Today we covered a lot of history. We looked at WWI and the Treaty of Versailles, the rise of Hitler and the Nazi party, basically a lot of background information. A lot I knew, a lot was a refresher, and a lot I had never heard before or thought about in the way it was presented.
So a few things that interested me today:
- Francis Galton is the father of modern eugenics. He was Charles Darwin’s cousin. The idea of social Darwinism came from this guy.
- The handicapped were seen as inferior; women were second class citizens and thought to belong in the home; child labor was legal, nationalism was virulent; religon was cause for violence. All those things describe the United States in the 1930′s.
- Virginia was big into eugenics and forced sterilization in the 1930′s.
- The T4 program was kind of the dress rehearsal for the Nazis and helped them become efficient at killing large numbers of people in a short amount of time.
One big discussion started when America in the 1930′s was described, especially since the eugenics and sterilization so closely paralled what was going on in Germany. Our lecturer asked: America got as far as concentration (internment) camps and sterilization of the handicapped-what kept them from moving past that like the Nazis did? So there was a pretty lengthy discussion. I can only remember a couple of the theories offered, but they were the US didn’t have a Hitler, and the US had already committed their genocide with the Native Americans. (So the US wasn’t allowed to commit anymore genocides? One and done?)
Tomorrow is our longest day of class. We start at 8:30am, and finish up at 8pm. Around 5:15 we have a dinner with several Holocaust survivors, followed by a question and answer panel beginning at 6. There should be five survivors. A couple of them survived by pretending to be Christian; a few others survived concentration camps. I’ve got a list of questions (thank you Facebook friends) and will hopefully get some of them answered. It’s a pretty big class-at least 30-and I know everyone will have many questions, so I figure if I can get one or two answered I’m lucky. I have no recording equipment, but I’ll take the best notes I can for future reference. I have heard one survivor speak before, although that was just last November at the National Council for Social Studies Conference in Atlanta. I know I was lucky to hear her speak, so to have the opportunity to hear five survivors is very fortunate.
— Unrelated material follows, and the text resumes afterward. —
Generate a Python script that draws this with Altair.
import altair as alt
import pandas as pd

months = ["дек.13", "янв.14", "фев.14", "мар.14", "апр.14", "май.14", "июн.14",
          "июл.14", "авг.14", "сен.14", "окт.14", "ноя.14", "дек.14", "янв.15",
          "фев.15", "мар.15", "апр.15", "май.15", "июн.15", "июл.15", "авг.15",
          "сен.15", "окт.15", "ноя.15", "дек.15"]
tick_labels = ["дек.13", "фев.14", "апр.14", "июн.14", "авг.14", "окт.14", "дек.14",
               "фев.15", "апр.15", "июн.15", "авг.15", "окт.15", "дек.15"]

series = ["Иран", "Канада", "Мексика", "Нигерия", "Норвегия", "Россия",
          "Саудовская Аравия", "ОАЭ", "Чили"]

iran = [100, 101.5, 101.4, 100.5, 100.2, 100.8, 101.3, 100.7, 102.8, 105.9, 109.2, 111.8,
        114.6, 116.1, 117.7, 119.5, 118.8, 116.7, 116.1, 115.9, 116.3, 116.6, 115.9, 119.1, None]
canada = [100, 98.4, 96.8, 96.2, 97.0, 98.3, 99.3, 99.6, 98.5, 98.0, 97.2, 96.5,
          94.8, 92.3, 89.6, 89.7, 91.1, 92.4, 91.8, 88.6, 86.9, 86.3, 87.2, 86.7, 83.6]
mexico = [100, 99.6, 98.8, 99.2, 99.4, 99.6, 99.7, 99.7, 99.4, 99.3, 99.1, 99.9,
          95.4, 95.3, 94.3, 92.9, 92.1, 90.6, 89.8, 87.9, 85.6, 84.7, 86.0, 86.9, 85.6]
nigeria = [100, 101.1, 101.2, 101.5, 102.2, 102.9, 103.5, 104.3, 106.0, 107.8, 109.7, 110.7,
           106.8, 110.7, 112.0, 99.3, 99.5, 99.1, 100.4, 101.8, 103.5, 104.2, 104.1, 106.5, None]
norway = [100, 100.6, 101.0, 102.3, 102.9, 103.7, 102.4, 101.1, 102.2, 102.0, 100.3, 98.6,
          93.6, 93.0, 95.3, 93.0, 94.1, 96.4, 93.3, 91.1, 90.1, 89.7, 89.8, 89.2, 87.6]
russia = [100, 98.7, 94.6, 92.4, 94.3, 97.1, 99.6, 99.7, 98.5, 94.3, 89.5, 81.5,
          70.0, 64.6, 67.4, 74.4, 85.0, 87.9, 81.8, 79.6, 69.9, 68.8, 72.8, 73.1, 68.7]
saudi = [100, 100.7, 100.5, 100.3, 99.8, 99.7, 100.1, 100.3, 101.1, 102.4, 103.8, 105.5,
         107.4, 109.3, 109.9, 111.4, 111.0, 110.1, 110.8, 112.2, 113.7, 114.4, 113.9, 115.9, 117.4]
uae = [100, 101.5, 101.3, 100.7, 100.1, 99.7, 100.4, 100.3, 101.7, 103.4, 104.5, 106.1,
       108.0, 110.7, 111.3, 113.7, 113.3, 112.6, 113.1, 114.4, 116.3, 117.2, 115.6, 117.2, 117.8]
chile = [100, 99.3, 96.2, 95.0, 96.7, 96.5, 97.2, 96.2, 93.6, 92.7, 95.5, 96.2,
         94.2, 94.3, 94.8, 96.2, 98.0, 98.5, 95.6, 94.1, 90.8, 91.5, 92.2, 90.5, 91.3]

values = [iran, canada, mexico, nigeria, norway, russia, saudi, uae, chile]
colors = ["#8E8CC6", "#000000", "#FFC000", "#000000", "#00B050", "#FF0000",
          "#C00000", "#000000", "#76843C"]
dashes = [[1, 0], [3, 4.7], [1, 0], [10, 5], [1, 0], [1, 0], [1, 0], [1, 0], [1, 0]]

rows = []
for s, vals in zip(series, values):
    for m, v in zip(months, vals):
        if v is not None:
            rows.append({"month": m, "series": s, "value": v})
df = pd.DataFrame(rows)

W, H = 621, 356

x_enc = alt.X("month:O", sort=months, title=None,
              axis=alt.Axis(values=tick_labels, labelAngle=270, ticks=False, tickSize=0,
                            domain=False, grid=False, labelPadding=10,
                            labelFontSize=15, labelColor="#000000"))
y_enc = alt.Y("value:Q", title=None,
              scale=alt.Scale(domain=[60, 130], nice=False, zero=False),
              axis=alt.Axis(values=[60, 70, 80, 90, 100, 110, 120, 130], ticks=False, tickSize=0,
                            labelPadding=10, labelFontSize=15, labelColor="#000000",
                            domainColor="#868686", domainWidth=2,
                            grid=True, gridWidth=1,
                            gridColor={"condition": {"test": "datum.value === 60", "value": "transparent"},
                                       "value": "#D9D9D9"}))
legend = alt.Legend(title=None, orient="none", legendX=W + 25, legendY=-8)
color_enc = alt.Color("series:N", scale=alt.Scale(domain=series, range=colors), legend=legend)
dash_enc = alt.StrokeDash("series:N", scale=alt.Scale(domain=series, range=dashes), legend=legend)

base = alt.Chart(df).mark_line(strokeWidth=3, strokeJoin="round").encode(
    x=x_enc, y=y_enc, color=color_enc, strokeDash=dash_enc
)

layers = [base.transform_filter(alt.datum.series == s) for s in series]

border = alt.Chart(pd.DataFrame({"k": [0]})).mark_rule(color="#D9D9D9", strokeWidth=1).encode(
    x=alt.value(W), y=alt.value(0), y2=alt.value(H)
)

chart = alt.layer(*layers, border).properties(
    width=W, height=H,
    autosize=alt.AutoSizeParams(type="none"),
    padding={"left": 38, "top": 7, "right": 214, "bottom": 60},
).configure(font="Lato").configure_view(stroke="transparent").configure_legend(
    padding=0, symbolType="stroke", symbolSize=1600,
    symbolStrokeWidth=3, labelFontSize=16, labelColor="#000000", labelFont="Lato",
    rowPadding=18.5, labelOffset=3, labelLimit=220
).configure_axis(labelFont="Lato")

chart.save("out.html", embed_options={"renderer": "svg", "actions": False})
I actually thought about putting this class off until next year. I had applied for a few summer trips, and didn’t know if I would get accepted to any of them, so I thought I might hold off until next summer, when I may actually stay home. (Although if something really good comes up, I know I won’t be able to resist.) What made me go ahead and register was knowing that there was a survivor panel, and knowing that the survivors may not be around much longer and I should take advantage of the opportunity to hear them speak. Besides that, I’m glad I enrolled this summer because a lot of what we have discussed I just learned about (and in some cases saw) a couple of weeks ago while we were in Germany. I’ve actually gone through my photos from the trip to find something the speaker is talking about because I was just there and that is a pretty cool thing. (No, I don’t tell the speaker that, nor have I told
very many people that I was just in Germany and learned about these things, or that I’ve even visited concentration camps. But just for me personally it’s cool to hear the speaker talk about the depiction of Synagogue in medieval art and pull up my photos from the church in Bamberg and compare what I saw to what he’s showing us.)
My only complaint is the awful bed and the poor excuse for a pillow. I don’t know how anyone sleeps on this thing for an entire school year. Maybe when you’re young and in college it doesn’t matter and you can sleep anywhere. I on the other hand, can’t wait to sleep in my own bed again, with my two fluffy pillows.